We are in the era of peak TV, where we are constantly bombarded with a blizzard of TV shows and the obligation that comes with keeping up with them. Inevitably, we are also seeing an uptick in the representation of the LGBTQ community. It’s rather sad that, in this post-millennial age, we still harbour the myth that gay culture on TV corrupts children. It’s being cast as an inducer of moral decay, and a nasty, terrible leech that feeds off children’s innocence and leaves them as dark, twisted, sentient beings.
Growing up as a child, LGBTQ television wasn’t accessible, because it wasn’t visible then as it is now. Comics and cartoons, with their bright, hyperbolic air, were safely grounded in the sweet, conventional notions of family.
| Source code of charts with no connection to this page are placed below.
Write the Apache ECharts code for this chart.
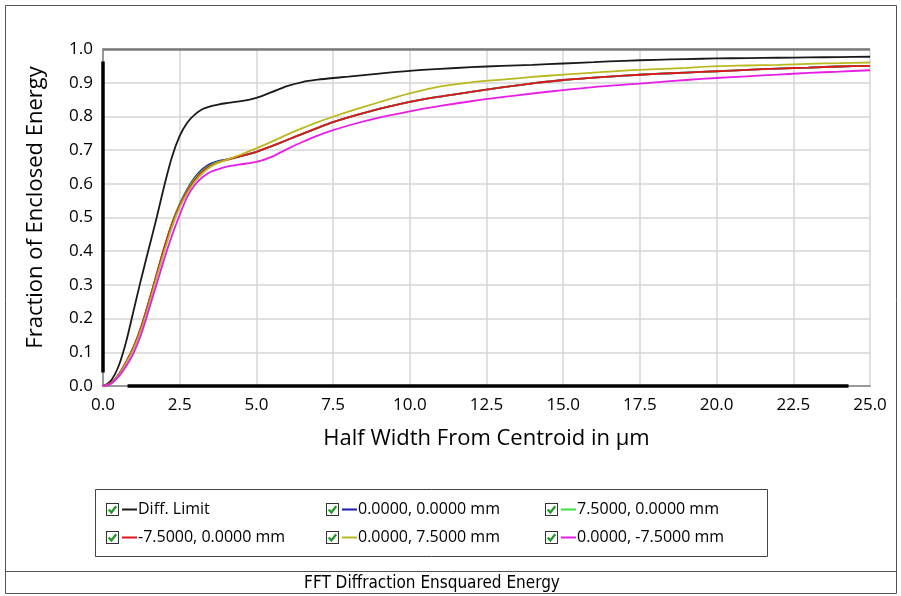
<!DOCTYPE html>
<html>
<head>
<meta charset="utf-8">
<script src="https://cdn.jsdelivr.net/npm/echarts@6/dist/echarts.min.js"></script>
<style>
html,body{margin:0;padding:0;background:#fff;}
#c{width:901px;height:596px;}
</style>
</head>
<body>
<div id="c"></div>
<script>
// ---- data ----
const halfWidth = [0,0.25,0.5,0.75,1,1.25,1.5,1.75,2,2.25,2.5,2.75,3,3.25,3.5,3.75,4,4.5,5,5.5,6,6.5,7,7.5,8,9,10,11,12,13,14,15,16,17,18,19,20,21,22,23,24,25];
const diffLimit = [0,0.015,0.057,0.13,0.225,0.32,0.41,0.50,0.595,0.68,0.742,0.782,0.806,0.822,0.830,0.835,0.839,0.845,0.855,0.872,0.890,0.902,0.909,0.914,0.918,0.927,0.935,0.941,0.946,0.950,0.953,0.957,0.961,0.965,0.968,0.970,0.972,0.973,0.974,0.975,0.976,0.977];
const field00 = [0,0.008,0.033,0.071,0.117,0.177,0.252,0.332,0.412,0.483,0.540,0.585,0.620,0.644,0.659,0.667,0.672,0.683,0.695,0.712,0.730,0.748,0.766,0.783,0.797,0.822,0.843,0.859,0.873,0.886,0.898,0.908,0.915,0.921,0.926,0.930,0.934,0.938,0.942,0.945,0.948,0.950];
const fieldP75x = [0,0.008,0.032,0.070,0.116,0.176,0.251,0.331,0.411,0.482,0.538,0.582,0.616,0.640,0.655,0.665,0.671,0.682,0.695,0.712,0.730,0.748,0.766,0.783,0.797,0.822,0.843,0.859,0.873,0.886,0.898,0.908,0.915,0.921,0.926,0.930,0.934,0.938,0.942,0.945,0.948,0.950];
const fieldM75x = [0,0.008,0.032,0.070,0.115,0.175,0.250,0.330,0.410,0.480,0.535,0.578,0.612,0.637,0.653,0.663,0.670,0.682,0.695,0.712,0.730,0.748,0.766,0.783,0.797,0.822,0.843,0.859,0.873,0.886,0.898,0.908,0.915,0.921,0.926,0.930,0.934,0.938,0.942,0.945,0.948,0.950];
const fieldP75y = [0,0.007,0.030,0.067,0.110,0.168,0.242,0.322,0.400,0.472,0.530,0.573,0.607,0.632,0.650,0.662,0.670,0.687,0.705,0.725,0.746,0.765,0.783,0.799,0.814,0.842,0.868,0.889,0.901,0.909,0.917,0.924,0.930,0.936,0.940,0.944,0.949,0.951,0.953,0.956,0.958,0.960];
const fieldM75y = [0,0.006,0.027,0.058,0.098,0.155,0.228,0.303,0.378,0.447,0.508,0.562,0.597,0.620,0.635,0.643,0.650,0.658,0.665,0.680,0.703,0.724,0.743,0.759,0.773,0.796,0.815,0.831,0.845,0.857,0.868,0.878,0.887,0.894,0.901,0.908,0.914,0.919,0.924,0.929,0.933,0.937];
const seriesNames = ['Diff. Limit','0.0000, 0.0000 mm','7.5000, 0.0000 mm','-7.5000, 0.0000 mm','0.0000, 7.5000 mm','0.0000, -7.5000 mm'];
const seriesValues = [diffLimit, field00, fieldP75x, fieldM75x, fieldP75y, fieldM75y];
const seriesColors = ['#1a1a1a','#1c1cb4','#3ee03e','#e0141c','#b9b91e','#e61ee6'];
const xTicks = ['0.0','2.5','5.0','7.5','10.0','12.5','15.0','17.5','20.0','22.5','25.0'];

const checkSvg = 'data:image/svg+xml;utf8,' + encodeURIComponent(
 '<svg xmlns="http://www.w3.org/2000/svg" width="13" height="13"><rect x="0.5" y="0.5" width="12" height="12" fill="#fff" stroke="#333" stroke-width="1"/><path d="M2.7 6.5 L5.4 9.4 L10.2 3.2" fill="none" stroke="#1f9a2a" stroke-width="2.3"/></svg>');

const rich = { cb: { backgroundColor: { image: checkSvg }, width: 13, height: 13 }, t: { fontSize: 16, color: '#000', fontFamily: 'Open Sans', padding: [0,0,0,1] } };
seriesColors.forEach((c, i) => { rich['l' + i] = { width: 15, height: 2, backgroundColor: c }; });

function legendCol(names, left) {
  return {
    data: names, orient: 'vertical', left: left, top: 500, itemGap: 9,
    icon: 'rect', itemWidth: 0, itemHeight: 0, padding: 0,
    selectedMode: false,
    formatter: n => '{cb|}{sp|}{l' + seriesNames.indexOf(n) + '|}{t|' + n + '}',
    textStyle: { rich: Object.assign({ sp: { width: 3 } }, rich), height: 19, lineHeight: 19 }
  };
}

const chart = echarts.init(document.getElementById('c'), null, { renderer: 'canvas' });
const series = seriesNames.map((n, i) => ({
  name: n, type: 'line', smooth: 0.3, showSymbol: false, symbol: 'none',
  data: halfWidth.map((x, j) => [x, seriesValues[i][j]]),
  lineStyle: { color: seriesColors[i], width: 1.8 }, itemStyle: { color: seriesColors[i] },
  z: 3 + i
}));
series.push({
  type: 'line', data: [], silent: true, z: 10,
  markLine: {
    symbol: 'none', silent: true, label: { show: false },
    data: [
      [{ coord: [0.8, 0], lineStyle: { color: '#000', width: 3.5, type: 'solid' } }, { coord: [24.3, 0] }],
      [{ coord: [0, 0.04], lineStyle: { color: '#000', width: 3.5, type: 'solid' } }, { coord: [0, 0.963] }],
      [{ coord: [0, 1], lineStyle: { color: '#7a7a7a', width: 2.5, type: 'solid' } }, { coord: [25, 1] }]
    ]
  }
});

chart.setOption({
  animation: false,
  backgroundColor: '#fff',
  grid: { left: 103, right: 31, top: 49, bottom: 210, show: false },
  xAxis: {
    type: 'value', min: 0, max: 25, interval: 2.5,
    name: 'Half Width From Centroid in µm', nameLocation: 'middle', nameGap: 42,
    nameTextStyle: { fontSize: 22, color: '#000', fontFamily: 'Open Sans' },
    axisLine: { show: true, lineStyle: { color: '#999', width: 2 } },
    axisTick: { show: false },
    axisLabel: { fontSize: 17, color: '#000', fontFamily: 'Open Sans', margin: 11, formatter: v => xTicks[Math.round(v / 2.5)] },
    splitLine: { show: true, lineStyle: { color: '#d6d6d6', width: 1.5 } }
  },
  yAxis: {
    type: 'value', min: 0, max: 1, interval: 0.1,
    name: 'Fraction of Enclosed Energy', nameLocation: 'middle', nameGap: 56, nameRotate: 90,
    nameTextStyle: { fontSize: 22, color: '#000', fontFamily: 'Open Sans', padding: [0, 0, 0, 20] },
    axisLine: { show: true, lineStyle: { color: '#999', width: 2 } },
    axisTick: { show: false },
    axisLabel: { fontSize: 17, color: '#000', fontFamily: 'Open Sans', margin: 10, formatter: v => v.toFixed(1) },
    splitLine: { show: true, lineStyle: { color: '#d6d6d6', width: 1.5 } }
  },
  legend: [
    legendCol([seriesNames[0], seriesNames[3]], 101),
    legendCol([seriesNames[1], seriesNames[4]], 321),
    legendCol([seriesNames[2], seriesNames[5]], 540)
  ],
  graphic: [
    { type: 'rect', shape: { x: 5.5, y: 5.5, width: 891, height: 588 }, style: { fill: 'none', stroke: '#555', lineWidth: 1 }, silent: true, z: -1 },
    { type: 'line', shape: { x1: 5, y1: 571.5, x2: 896, y2: 571.5 }, style: { stroke: '#555', lineWidth: 1 }, silent: true },
    { type: 'rect', shape: { x: 95.5, y: 489.5, width: 672, height: 67 }, style: { fill: 'none', stroke: '#444', lineWidth: 1 }, silent: true },
    { type: 'text', x: 432, y: 584, style: { text: 'FFT Diffraction Ensquared Energy', font: '17px "Liberation Sans Narrow", "DejaVu Sans Condensed", sans-serif', fill: '#000', textAlign: 'center', textVerticalAlign: 'middle' }, silent: true }
  ],
  series: series
});
</script>
</body>
</html>
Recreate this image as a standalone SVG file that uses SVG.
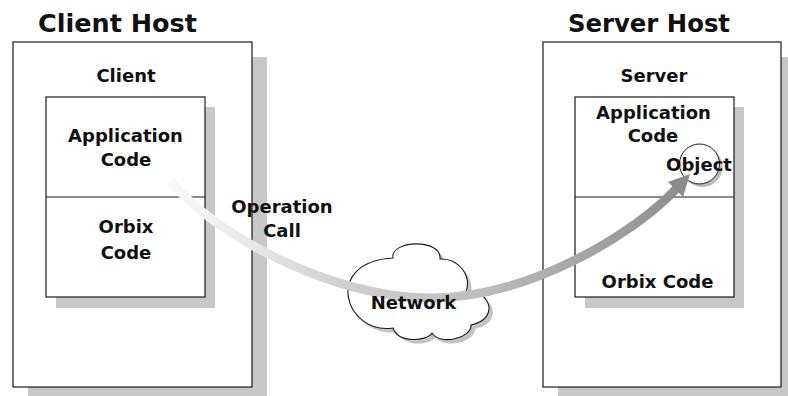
<svg xmlns="http://www.w3.org/2000/svg" width="788" height="396" viewBox="0 0 788 396">
<defs>
<style>
.box{fill:#fff;stroke:#1a1a1a;stroke-width:1.2}
.shadow{fill:#c8c8c8}
.t{font-family:"DejaVu Sans",sans-serif;font-weight:bold;font-size:18px;fill:#111;text-anchor:middle}
.h{font-size:24px}
.div{stroke:#1a1a1a;stroke-width:1.2}
</style>
<linearGradient id="arcGrad" gradientUnits="userSpaceOnUse" x1="170" y1="0" x2="690" y2="0">
<stop offset="0" stop-color="#fafafa"/>
<stop offset="0.17" stop-color="#e6e6e6"/>
<stop offset="0.33" stop-color="#d0d0d0"/>
<stop offset="0.6" stop-color="#bdbdbd"/>
<stop offset="1" stop-color="#8c8c8c"/>
</linearGradient>
</defs>
<rect width="788" height="396" fill="#fff"/>

<g id="client-host">
<rect class="shadow" x="28" y="57" width="239" height="345"/>
<rect class="box" x="13" y="42" width="239" height="345"/>
<text class="t h" x="117.5" y="32" textLength="159" lengthAdjust="spacingAndGlyphs">Client Host</text>
<text class="t" x="126" y="82">Client</text>
</g>

<g id="client">
<rect class="shadow" x="56" y="107" width="159" height="201"/>
<rect class="box" x="46" y="97" width="159" height="200"/>
<line class="div" x1="46" y1="197" x2="205" y2="197"/>
<text class="t" x="125.5" y="142">Application</text>
<text class="t" x="126" y="166">Code</text>
<text class="t" x="126" y="233">Orbix</text>
<text class="t" x="126" y="259">Code</text>
</g>

<g id="server-host">
<rect class="shadow" x="558" y="57" width="238" height="345"/>
<rect class="box" x="543" y="42" width="238" height="345"/>
<text class="t h" x="649" y="32" textLength="162" lengthAdjust="spacingAndGlyphs">Server Host</text>
<text class="t" x="654" y="82">Server</text>
</g>

<g id="server">
<rect class="shadow" x="585" y="107" width="159" height="201"/>
<rect class="box" x="575" y="97" width="159" height="200"/>
<line class="div" x1="575" y1="197" x2="734" y2="197"/>
<text class="t" x="653.5" y="119">Application</text>
<text class="t" x="653" y="142">Code</text>
<text class="t" x="657.5" y="288">Orbix Code</text>
</g>

<g id="object">
<circle cx="702.5" cy="167" r="20" fill="#bdbdbd"/>
<circle cx="699.5" cy="164" r="20" fill="#fff" stroke="#1a1a1a" stroke-width="1"/>
</g>

<g id="network">
<path transform="translate(4,4)" fill="#c4c4c4" d="M393,258 C390,240 442,238 440,259 C458,258 472,275 466,292 C488,288 502,318 471,325 C472,338 440,346 432,333 C426,342 398,343 393,328 C345,335 322,262 393,258 Z"/>
<path fill="#fff" stroke="#1a1a1a" stroke-width="1.1" d="M393,258 C390,240 442,238 440,259 C458,258 472,275 466,292 C488,288 502,318 471,325 C472,338 440,346 432,333 C426,342 398,343 393,328 C345,335 322,262 393,258 Z"/>
</g>

<g id="connectors">
<path d="M170,180 C210,232 330,298 430,298 C530,298 635,233 676,189" fill="none" stroke="url(#arcGrad)" stroke-width="9" stroke-linecap="butt"/>
<polygon points="690,174 668,182 683,197" fill="#8c8c8c"/>
<text class="t" x="282" y="213">Operation</text>
<text class="t" x="282" y="237">Call</text>
</g>

<text class="t" x="413.5" y="308.5">Network</text>
<text class="t" x="699" y="171">Object</text>
</svg>
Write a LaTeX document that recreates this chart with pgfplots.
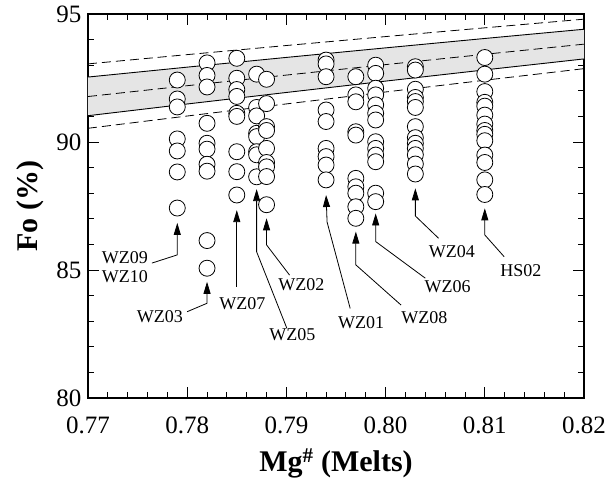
\documentclass[border=0pt]{standalone}
\usepackage{fontspec}
\setmainfont{Liberation Serif}
\usepackage{pgfplots}
\pgfplotsset{compat=1.18}
\usetikzlibrary{arrows.meta}
\pgfplotstableread{
x y
0.779 92.42
0.779 91.68
0.779 91.37
0.779 90.12
0.779 89.65
0.779 88.83
0.779 87.42
0.782 93.09
0.782 92.60
0.782 92.15
0.782 90.73
0.782 89.95
0.782 89.72
0.782 89.13
0.782 88.86
0.782 86.15
0.782 85.07
0.785 93.27
0.785 92.49
0.785 92.05
0.785 91.78
0.785 91.12
0.785 91.00
0.785 89.62
0.785 88.84
0.785 87.93
0.787 92.65
0.787 91.35
0.787 91.02
0.787 90.34
0.787 90.21
0.787 89.62
0.787 89.50
0.787 88.64
0.788 92.45
0.788 91.50
0.788 90.60
0.788 90.45
0.788 89.75
0.788 89.20
0.788 89.03
0.788 88.65
0.788 87.55
0.794 93.20
0.794 93.05
0.794 92.55
0.794 91.25
0.794 90.80
0.794 89.75
0.794 89.43
0.794 89.10
0.794 88.52
0.797 92.55
0.797 91.84
0.797 91.57
0.797 90.40
0.797 90.27
0.797 88.58
0.797 88.25
0.797 88.00
0.797 87.47
0.797 87.02
0.799 93.00
0.799 92.68
0.799 92.10
0.799 91.84
0.799 91.45
0.799 91.12
0.799 90.86
0.799 90.01
0.799 89.75
0.799 89.49
0.799 89.23
0.799 88.00
0.799 87.67
0.803 92.94
0.803 92.81
0.803 92.06
0.803 91.74
0.803 91.58
0.803 91.35
0.803 90.60
0.803 90.17
0.803 89.95
0.803 89.75
0.803 89.50
0.803 89.14
0.803 88.75
0.810 93.30
0.810 92.65
0.810 91.97
0.810 91.55
0.810 91.40
0.810 91.05
0.810 90.70
0.810 90.45
0.810 90.30
0.810 90.05
0.810 89.49
0.810 89.20
0.810 88.52
0.810 87.95
}\olivine
\begin{document}
\begin{tikzpicture}
\begin{axis}[name=ax, at={(0,0)}, anchor=south west,
  scale only axis, width=496pt, height=384pt,
  xmin=0.77, xmax=0.82, ymin=80, ymax=95,
  xtick={0.77,0.78,0.79,0.80,0.81,0.82},
  ytick={80,85,90,95},
  minor x tick num=4, minor y tick num=4,
  tick align=inside,
  major tick length=11pt, minor tick length=6pt,
  every tick/.style={black, line width=0.9pt},
  axis line style={line width=1.3pt},
  ticklabel style={font=\fontsize{25}{25}\selectfont},
  /pgf/number format/assume math mode=true,
  xticklabel style={/pgf/number format/.cd, fixed, fixed zerofill, precision=2, /tikz/.cd, yshift=-15pt},
  yticklabel style={/pgf/number format/.cd, fixed, precision=0, /tikz/.cd, xshift=-3pt},
  xlabel={Mg\textsuperscript{\#} (Melts)},
  ylabel={Fo (\%)},
  label style={font=\fontsize{30}{30}\selectfont\bfseries},
  xlabel style={at={(axis description cs:0.5,-0.17)}, anchor=center},
  ylabel style={at={(axis description cs:-0.117,0.5)}, anchor=center},
  clip=false]
% shaded band (Kd 0.27-0.33)
\addplot[draw=none, fill=gray!20] coordinates {
 (0.77,92.537) (0.78,92.924) (0.79,93.304) (0.80,93.677) (0.81,94.044) (0.82,94.404)
 (0.82,93.245) (0.81,92.816) (0.80,92.379) (0.79,91.935) (0.78,91.485) (0.77,91.027)} -- cycle;
\addplot[black, line width=0.9pt] coordinates {
 (0.77,92.537) (0.78,92.924) (0.79,93.304) (0.80,93.677) (0.81,94.044) (0.82,94.404)};
\addplot[black, line width=0.9pt] coordinates {
 (0.77,91.027) (0.78,91.485) (0.79,91.935) (0.80,92.379) (0.81,92.816) (0.82,93.245)};
\addplot[black, line width=0.8pt, dash pattern=on 9pt off 5pt] coordinates {
 (0.77,91.776) (0.78,92.199) (0.79,92.614) (0.80,93.023) (0.81,93.426) (0.82,93.822)};
\addplot[black, line width=0.8pt, dash pattern=on 9pt off 5pt] coordinates {
 (0.77,93.051) (0.78,93.413) (0.79,93.769) (0.80,94.118) (0.81,94.460) (0.82,94.798)};
\addplot[black, line width=0.8pt, dash pattern=on 9pt off 5pt] coordinates {
 (0.77,90.535) (0.78,91.015) (0.79,91.488) (0.80,91.954) (0.81,92.413) (0.82,92.865)};
% data
\addplot[only marks, mark=*, mark size=8pt, mark options={fill=white, draw=black, line width=0.8pt}] table[x=x,y=y] {\olivine};
% annotations
\tikzset{ann/.style={-{Triangle[length=12pt,width=7pt]}, line width=0.8pt},
         lab/.style={font=\fontsize{18}{18}\selectfont}}
\draw[ann] (axis cs:0.77644,85.27) -- (axis cs:0.779,85.59) -- (axis cs:0.779,86.84);
\node[lab] at (axis cs:0.77372,85.47) {WZ09};
\node[lab] at (axis cs:0.77372,84.73) {WZ10};
\draw[ann] (axis cs:0.77999,83.37) -- (axis cs:0.782,83.70) -- (axis cs:0.782,84.54);
\node[lab] at (axis cs:0.77724,83.18) {WZ03};
\draw[ann] (axis cs:0.785,84.35) -- (axis cs:0.785,87.34);
\node[lab] at (axis cs:0.78556,83.67) {WZ07};
\draw[ann] (axis cs:0.79005,82.72) -- (axis cs:0.787,85.71) -- (axis cs:0.787,88.16);
\node[lab] at (axis cs:0.79059,82.46) {WZ05};
\draw[ann] (axis cs:0.79032,84.80) -- (axis cs:0.788,85.98) -- (axis cs:0.788,87.02);
\node[lab] at (axis cs:0.79150,84.41) {WZ02};
\draw[ann] (axis cs:0.79643,83.50) -- (axis cs:0.7941,86.875) -- (axis cs:0.794,87.93);
\node[lab] at (axis cs:0.79754,82.94) {WZ01};
\draw[ann] (axis cs:0.80156,83.63) -- (axis cs:0.797,85.20) -- (axis cs:0.797,86.50);
\node[lab] at (axis cs:0.80390,83.15) {WZ08};
\draw[ann] (axis cs:0.80400,84.68) -- (axis cs:0.799,86.11) -- (axis cs:0.799,87.21);
\node[lab] at (axis cs:0.80625,84.35) {WZ06};
\draw[ann] (axis cs:0.80534,86.24) -- (axis cs:0.803,87.11) -- (axis cs:0.803,88.19);
\node[lab] at (axis cs:0.80669,85.71) {WZ04};
\draw[ann] (axis cs:0.81195,85.52) -- (axis cs:0.810,86.37) -- (axis cs:0.810,87.41);
\node[lab] at (axis cs:0.81363,84.97) {HS02};
\end{axis}
\pgfresetboundingbox
\path[use as bounding box] (ax.south west) ++(-88pt,-81pt) rectangle ++(610pt,479pt);
\end{tikzpicture}
\end{document}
In fact, it was too safe that parents could blissfully leave their kids with these materials without worrying about them corrupting their minds.
But now, even the everyday children cartoon show straddles a gay character arc, subtly challenging society-based prescriptions of sexuality and gender. For a fact, I know parents try as much as they can to limit what their children view on television, like sex and gratuitous violence. But for the on-screen portrayals of LGTBQ characters, there’s usually a collective moral panic and the overflogged argument that children have to be “protected” from the scourge of homosexuality.
In 2015, public outcry forced MultiChoice Nigeria to pull off I am Jazz from its schedule. That an American reality TV series about a transgender girl named Jazz Jennings was stifled to death even before it began showing. On Disney Channel, the live-action show Good Luck Charlie, which aired from 2010 to 2014, featured lesbian parents in an episode in its final season and faced backlash from One Million Moms, a conservative group. In 2016, Nickelodeon’s animated series Loud House, though lauded for its portrayal of two married interracial gay dads, still attracted negative responses, encouraging parents to forbid their children from watching the show.
These examples are strongly indicative of the toxic, sex-gender normativities and structures that have calcified into the backbone of our society, dictating oppressive ideals and punishing those who don’t comply.
The question shouldn’t be if we are ready to expose our children to gay culture or LGBTQ-inclusive shows, but how we can utilise them as a tool to help unlearn homophobia. The society is what it is today because homophobia has been taught to children from homes, internalised and nurtured into adulthood, so that it forms a part of who they are. More to the point, there is a nuance and complexity that comes with the portrayal of LGBTQ characters that offers diversity and inclusion, a breakaway from the essentialising of heterosexuality and restrictive gender norms. Catch them young, the phrase goes, isn’t what we should be doing?